Une cinquantaine d'abris anticyclones ont aussi été construits dans la région de l'Ayeyarwady, grâce à une assistance financière et technique internationale. Malgré tout, de nombreuses zones à risque n’en possèdent toujours pas. La question de la taille des abris par rapport à la population totale des villages voisins est également un élément à prendre en compte. De même que l’information vis-à-vis des populations, un point faible des dirigeants et fonctionnaires birmans qui négligent régulièrement de vérifier que les messages qu’ils émettent sont correctement compris par leurs destinataires. Voilà 3 ans, autour de Laputta, dans la région de l’Ayeyarwady, les villageois savaient que des abris avaient été construits… mais ils ignoraient à quoi ces bâtiments servaient ! « Des officiels sont venus, racontait le chef d’un village, ils nous ont réunis dans la journée, alors que la plupart des gens travaillaient aux champs en dehors des villages, ils nous ont parlé très vite, sans détails et sans explications. Nous n’avons rien compris. C’est seulement maintenant, avec les visites, que nous apprenons à quoi servent ces constructions ». Le gouvernement compte ajouter 50 abris supplémentaires dans l'état de l’Arakan, et fournir une « formation à la résilience » aux responsables gouvernementaux, en leur enseignant les meilleures pratiques en matière de gestion des catastrophes et de protection de la population.

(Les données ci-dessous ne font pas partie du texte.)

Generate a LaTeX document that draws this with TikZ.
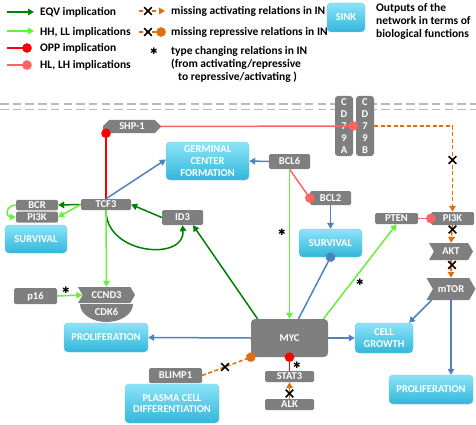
\documentclass[tikz,border=0pt]{standalone}
\usepackage{fontspec}
\setmainfont{Carlito}
\newfontfamily\symfont{DejaVu Sans}
\usetikzlibrary{arrows.meta,shapes.misc,shapes.symbols}
\definecolor{dgreen}{RGB}{0,128,0}
\definecolor{lgreen}{RGB}{102,240,60}
\definecolor{redA}{RGB}{255,0,0}
\definecolor{salmon}{RGB}{255,100,100}
\definecolor{orng}{RGB}{228,108,10}
\definecolor{blu}{RGB}{79,129,189}
\definecolor{gbx}{RGB}{127,127,127}
\definecolor{sinktop}{RGB}{140,228,248}
\definecolor{sinkbot}{RGB}{50,182,218}
\definecolor{sinkline}{RGB}{110,200,230}
\definecolor{dashgray}{RGB}{185,185,185}
\begin{document}
\begin{tikzpicture}[x=1pt,y=-1pt,
 gbase/.style={fill=gbx, rounded corners=1.5pt, text=white, font=\bfseries\fontsize{10.5}{11.8}\selectfont, inner sep=0pt},
 gbox/.style={gbase, text height=6.8pt, text depth=0pt},
 sink/.style={top color=sinktop, bottom color=sinkbot, draw=sinkline, rounded corners=4pt, text=white, font=\bfseries\fontsize{10.5}{11.8}\selectfont, align=center, inner sep=0pt},
 hexa/.style={gbox, shape=signal, signal from=west, signal to=east, signal pointer angle=120, rounded corners=0pt},
 lg/.style={font=\bfseries\fontsize{11.5}{13}\selectfont, anchor=west, inner sep=0pt},
 conn/.style={line width=1.5pt},
 tip/.style={-{Triangle[length=6pt,width=6.5pt]}},
 dot/.style={-{Circle[length=9.5pt]}, shorten >=-4.75pt},
 eqv/.style={conn, draw=dgreen, tip},
 hhll/.style={conn, draw=lgreen, tip},
 opp/.style={conn, draw=redA, dot},
 hllh/.style={conn, draw=salmon, dot},
 actb/.style={conn, draw=blu, tip},
 repb/.style={conn, draw=blu, dot},
 mact/.style={conn, draw=orng, dash pattern=on 4pt off 2.5pt, tip},
 mrep/.style={conn, draw=orng, dash pattern=on 4pt off 2.5pt, dot},
 xm/.style={shape=cross out, draw=black, line width=1.6pt, minimum size=6pt, inner sep=0pt},
 ast/.style={inner sep=0pt, font=\symfont\fontsize{9}{9}\selectfont},
]
\useasboundingbox (0,0) rectangle (476,425);

% ---------------- legend ----------------
\coordinate (l1a) at (7,12);  \coordinate (l1b) at (34,12);
\coordinate (l2a) at (7,31);  \coordinate (l2b) at (34,31);
\coordinate (l3a) at (7,48);  \coordinate (l3b) at (27,48);
\coordinate (l4a) at (7,65);  \coordinate (l4b) at (27,65);
\draw[eqv] (l1a) -- (l1b);
\draw[hhll] (l2a) -- (l2b);
\draw[opp] (l3a) -- (l3b);
\draw[hllh] (l4a) -- (l4b);
\node[lg] (lt1) at (40,12) {EQV implication};
\node[lg] (lt2) at (40,32) {HH, LL implications};
\node[lg] (lt3) at (40,48) {OPP implication};
\node[lg] (lt4) at (40,65) {HL, LH implications};

\coordinate (m1a) at (139,11); \coordinate (m1b) at (165,11);
\coordinate (m2a) at (139,32); \coordinate (m2b) at (161,32);
\draw[mact] (m1a) -- (m1b);
\draw[mrep] (m2a) -- (m2b);
\node[xm] (lx1) at (148,11) {};
\node[xm] (lx2) at (148,32) {};
\node[ast] (las) at (154,51) {✱};
\node[lg] (mt1) at (171,11) {missing activating relations in IN};
\node[lg] (mt2) at (171,32) {missing repressive relations in IN};
\node[lg] (mt3) at (171,51) {type changing relations in IN};
\node[lg] (mt4) at (171,64) {(from activating/repressive};
\node[lg] (mt5) at (178,77) {to repressive/activating )};

\node[sink, minimum width=38pt, minimum height=29pt] (sinkl) at (346,17.5) {SINK};
\node[lg, align=left, font=\bfseries\fontsize{11.5}{12.7}\selectfont] (rt) at (376,21.5) {Outputs of the\\network in terms of\\biological functions};

% ---------------- membrane ----------------
\draw[dashgray, line width=1.8pt, dash pattern=on 8.5pt off 4.2pt] (0,104) -- (476,104);
\draw[dashgray, line width=1.8pt, dash pattern=on 8.5pt off 4.2pt] (0,109.5) -- (476,109.5);

% ---------------- nodes ----------------
\node[gbase, rounded corners=3pt, minimum width=18pt, minimum height=60pt, align=center] (cd79a) at (344,126) {C\\D\\7\\9\\A};
\node[gbase, rounded corners=3pt, minimum width=18pt, minimum height=60pt, align=center] (cd79b) at (365,126) {C\\D\\7\\9\\B};
\node[gbox, shape=chamfered rectangle, chamfered rectangle corners={north west,north east,south east}, chamfered rectangle xsep=3pt, rounded corners=0pt, minimum width=58pt, minimum height=13pt] (shp1) at (132,126.5) {SHP-1};

\node[sink, minimum width=83pt, minimum height=38pt] (gcf) at (207.5,161) {GERMINAL\\CENTER\\FORMATION};
\node[gbox, minimum width=41pt, minimum height=15pt] (bcl6) at (289.5,161.5) {BCL6};
\node[gbox, minimum width=41pt, minimum height=14pt] (bcl2) at (330.5,198) {BCL2};
\node[sink, minimum width=63pt, minimum height=28pt] (survm) at (330.5,243) {SURVIVAL};

\node[gbox, minimum width=42pt, minimum height=10.5pt] (bcr) at (37,205) {BCR};
\node[gbox, minimum width=42pt, minimum height=11pt] (pi3kl) at (37,217) {PI3K};
\node[gbox, minimum width=50pt, minimum height=11pt] (tcf3) at (106,204.5) {TCF3};
\node[sink, minimum width=62pt, minimum height=28pt] (survl) at (36,239) {SURVIVAL};
\node[gbox, minimum width=41pt, minimum height=15pt] (id3) at (182.5,217.5) {ID3};

\node[gbox, minimum width=43pt, minimum height=11pt] (pten) at (396.5,218.5) {PTEN};
\node[gbox, minimum width=43pt, minimum height=13pt] (pi3kr) at (452.5,218.5) {PI3K};
\node[hexa, minimum width=44pt, minimum height=17pt] (akt) at (451,251.5) {AKT};
\node[hexa, minimum width=49pt, minimum height=22pt] (mtor) at (451,289) {mTOR};

\node[gbox, minimum width=43pt, minimum height=16pt] (p16) at (35.5,296) {p16};
\fill[gbx] (80,304) -- (133,304) arc[start angle=0, end angle=180, x radius=26.5, y radius=18] -- cycle;
\node[inner sep=0pt, text=white, font=\bfseries\fontsize{10.5}{11}\selectfont] (cdk6) at (106.5,312) {CDK6};
\node[hexa, minimum width=57pt, minimum height=16pt] (ccnd3) at (106.5,295) {CCND3};
\node[sink, minimum width=84pt, minimum height=29pt] (prol) at (106,337.5) {PROLIFERATION};

\node[gbox, rounded corners=4pt, minimum width=77pt, minimum height=38pt] (myc) at (289.5,338) {MYC};
\node[sink, minimum width=58pt, minimum height=30pt] (cg) at (384,338) {CELL\\GROWTH};
\node[sink, minimum width=84pt, minimum height=29pt] (prolr) at (431,389.5) {PROLIFERATION};
\node[gbox, minimum width=49pt, minimum height=11pt] (stat3) at (289.5,376.5) {STAT3};
\node[gbox, minimum width=49pt, minimum height=11pt] (alk) at (289.5,404.5) {ALK};
\node[gbox, minimum width=53pt, minimum height=15pt] (blimp1) at (175.5,375.5) {BLIMP1};
\node[sink, minimum width=94pt, minimum height=39pt] (pcd) at (172,403.5) {PLASMA CELL\\DIFFERENTIATION};

% ---------------- connectors ----------------
\draw[hllh] (shp1.east) -- (cd79a.east);
\draw[mact] (cd79b.east) -| (pi3kr.north);
\node[xm] (x1) at (452.5,160) {};
\draw[mact] (pi3kr.south) -- (akt.north);
\node[xm] (x2) at (452.5,229.5) {};
\draw[mact] (akt.south) -- (mtor.north);
\node[xm] (x3) at (452,265) {};
\draw[hllh] (pten.east) -- (pi3kr.west);

\draw[opp] (tcf3.north) -- (tcf3.north |- shp1.south);
\draw[actb] (tcf3.north) -- ([yshift=1.5pt]gcf.west);
\draw[eqv] (tcf3.west) -- (bcr.east);
\draw[hhll] (tcf3.west) -- (pi3kl.east);
\draw[hhll] (bcr.west) to[out=180, in=180, looseness=2.2] (pi3kl.west);
\draw[eqv] (id3.west) -- (tcf3.east);
\draw[eqv] (tcf3.south) .. controls +(0,45) and +(3,36) .. (id3.south);
\draw[hhll] (tcf3.south) -- (ccnd3.north);
\draw[hhll] (p16.east) -- (ccnd3.west);
\node[ast] (s1) at (66,290) {✱};

\draw[actb] (bcl6.west) -- (gcf.east);
\draw[hllh] (bcl6.south) -- (bcl2.west);
\draw[actb] (bcl2.south) -- (survm.north);
\draw[hhll] (bcl6.south) -- (myc.north);
\node[ast] (s2) at (282,232) {✱};
\draw[repb] ([xshift=9pt]myc.north) -- (survm.south);
\draw[hhll] ([xshift=34pt]myc.north) -- (pten.south);
\node[ast] (s3) at (360,282) {✱};
\draw[eqv] ([xshift=-32pt]myc.north) -- ([xshift=10.5pt]id3.south);

\draw[actb] (myc.east) -- (cg.west);
\draw[actb] (myc.west) -- (prol.east);
\draw[actb] ([xshift=-19.5pt]mtor.south) -- ([xshift=25pt]cg.north);
\draw[actb] (mtor.south) -- (mtor.south |- prolr.north);

\draw[mrep] (blimp1.east) -- (myc.south west);
\node[xm] (x4) at (225,367) {};
\draw[opp] (stat3.north) -- (myc.south);
\node[ast] (s4) at (297,365) {✱};
\draw[mact] (alk.north) -- (stat3.south);
\node[xm] (x5) at (289.5,393.5) {};
\end{tikzpicture}
\end{document}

Cependant, dans un pays où la couverture Internet se développe à grande vitesse, les alertes émises par téléphone portable pourraient devenir la meilleure manière de prévenir les catastrophes naturelles. En 2008, seulement 3% de la population possédait un téléphone portable. En juin 2017, environ 90% des 54 millions d'habitants du pays avaient accès à un téléphone dotait d’Internet. Aujourd'hui, la grande majorité des citoyens birmans qui vivent dans les zones rurales pourraient recevoir des avertissements d’événements climatiques directement via des sms.